Sakamoto will work with other researchers from U-M, Ford Motor Company, Oak Ridge National Laboratory, the Army Research Laboratory, Solid Power, and the University of Rochester.

Corning. In Corning’s project, “Roll-to-Roll Processing Ceramic Battery Electrolyte,” researchers there will develop roll-to-roll manufacturing techniques to produce thin ceramic electrolytes for solid-state batteries. The technology developed in this project is intended to enable solid-state batteries to be produced economically and at high volumes.

Corning holds patents on a number of ceramic electrolyte materials for solid-state batteries, including fluorine-containing lithium-garnet-type oxide ceramics and lithium orthophosphate glasses. The company holds numerous patents in other areas of battery technology as well.

Corning also partnered with PolyPlus in an earlier ARPA-E project on Li-air batteries. (Earlier post.)

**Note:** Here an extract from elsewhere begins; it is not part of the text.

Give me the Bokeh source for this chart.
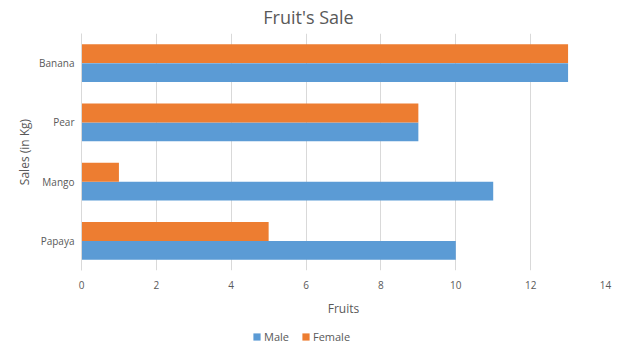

Final award amounts may vary.

Resources

  • Nakamoto, Jeff. “Chapter 12: Super-ionic Conducting Oxide Electrolytes” Handbook of Solid State Batteries

Comments

HarveyD

Rugged solid states batteries could have a bright future if mass production cost can be brought down.

OTOH, will patents rights postpone commercialization for 15+ years or so?

SJC

Sakti3 has solid electrolyte, Dyson bought them. The battery might be good for cell phones and vacuum cleaners, but not as cost effective for cars.